Debuting in Airboy vol.4 No.1 (February 1947), the Iron Lady's origin - and the origin of her deadly metal mittens - is fleshed out a bit. Rather than merely trying to avert enthusiastic greetings, the watchmaker is revealed to have created the gloves specifically to cripple a titanic nobleman who routinely abused the small man in his shop. That's how many great inventions were created. I understand that the toaster was only invented so as to have something to throw in a bathtub.
Here she is murdering a child. |
The gloves go through a number of collectors before ending up in the hands (har har) of an American
subsequently murdered. Receiving her father's new acquisitions, Doris Parker also receives her father's corpse in a trunk. With the deadly gloves in her possession, this encourages her to seek vengeance on the men who murdered her father, either for murdering him or because she hates trunks, I'm not sure.
Since her only real super power is crushing things, a lot of things get crushed in these stories. Hands, lamps, tables, a few guns, some throats - all the stuff you can comfortably fit in someone's hands, really. The body count is pretty terrific too, although why the Iron Lady is allowed to wander the streets murdering criminals - including juvenile delinquents! - is never genuinely answered, except that I guess dressing well really does open doors for you.
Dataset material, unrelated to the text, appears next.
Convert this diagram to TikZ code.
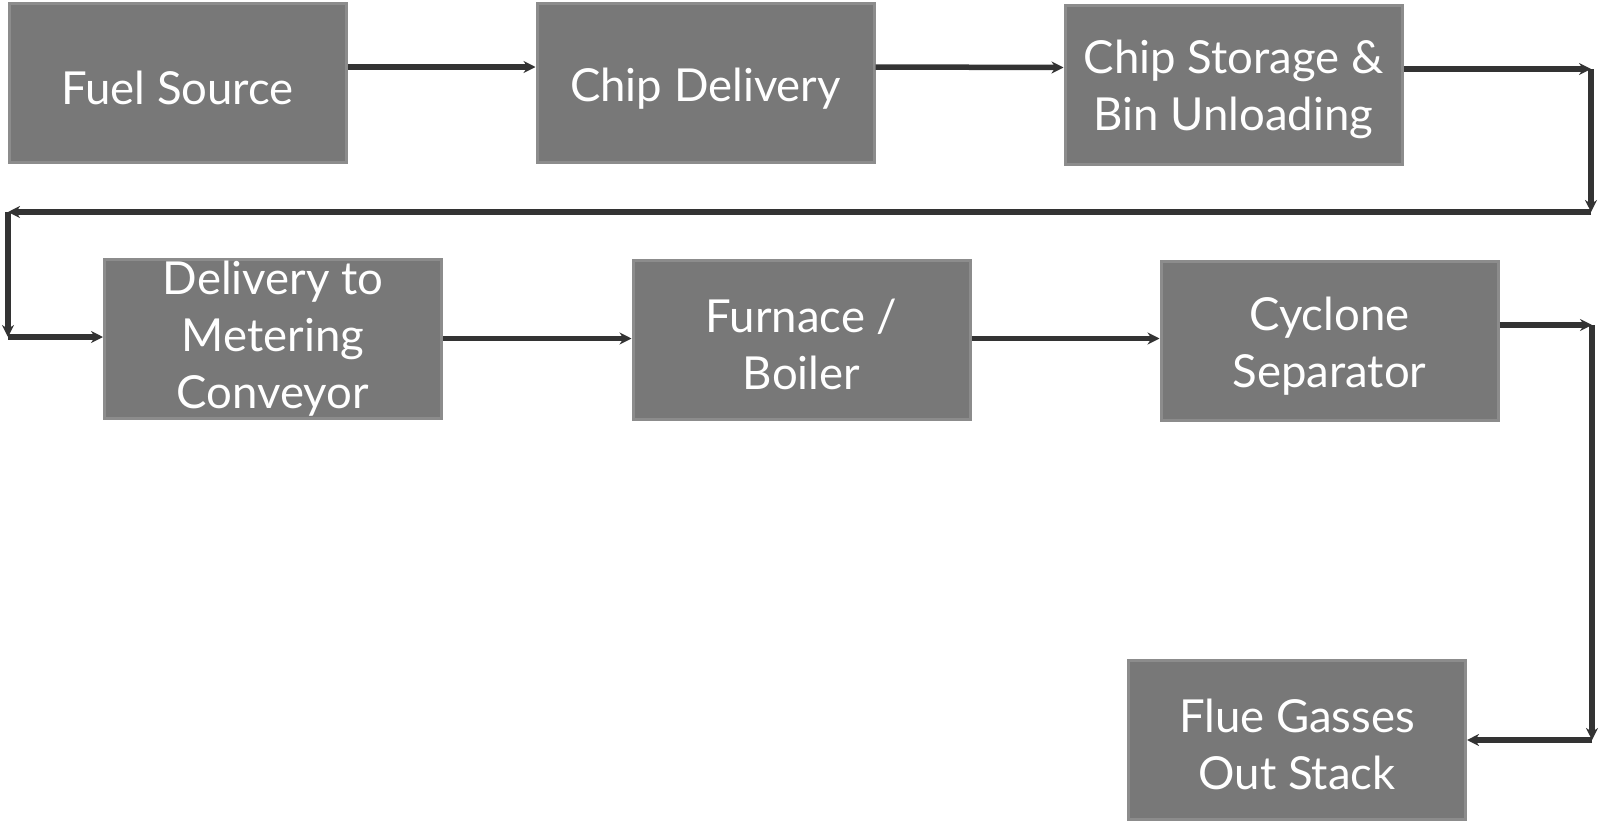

The finest component of the Iron Lady construction, though, is that she's only known formally as the Iron Lady. Since she deftly obscures her Mandalorian Crushgaunts inside a fur muff when not actively strangling or crushing things, she picks up - as I'm sure you saw in the image above - the informal moniker of The Muff.
I can't even ... this is the best superhero of all time, let's see more of her. The Dark Muff Returns. Whatever Happened to the Muff of Tomorrow? For the Muff Who Has Everything. Before Muffmen.
3 comments:
I am surprised you didn't have all sorts of snark related to the sexual innuendo of the word "muff".
Wow, she had a rather inconsistent run--premiere in Airboy, three tales sporadically printed throughout Clue (and its retitled version True Clue Crime Stories). Maybe it's because as thinly-disguised fetish material goes, the strangulation-fixated tales of Iron Lady were a good deal creepier than Wonder Woman's bondage adventures.
As always your comments are hilarious. Keep the reviews of old and moldy superheroes coming!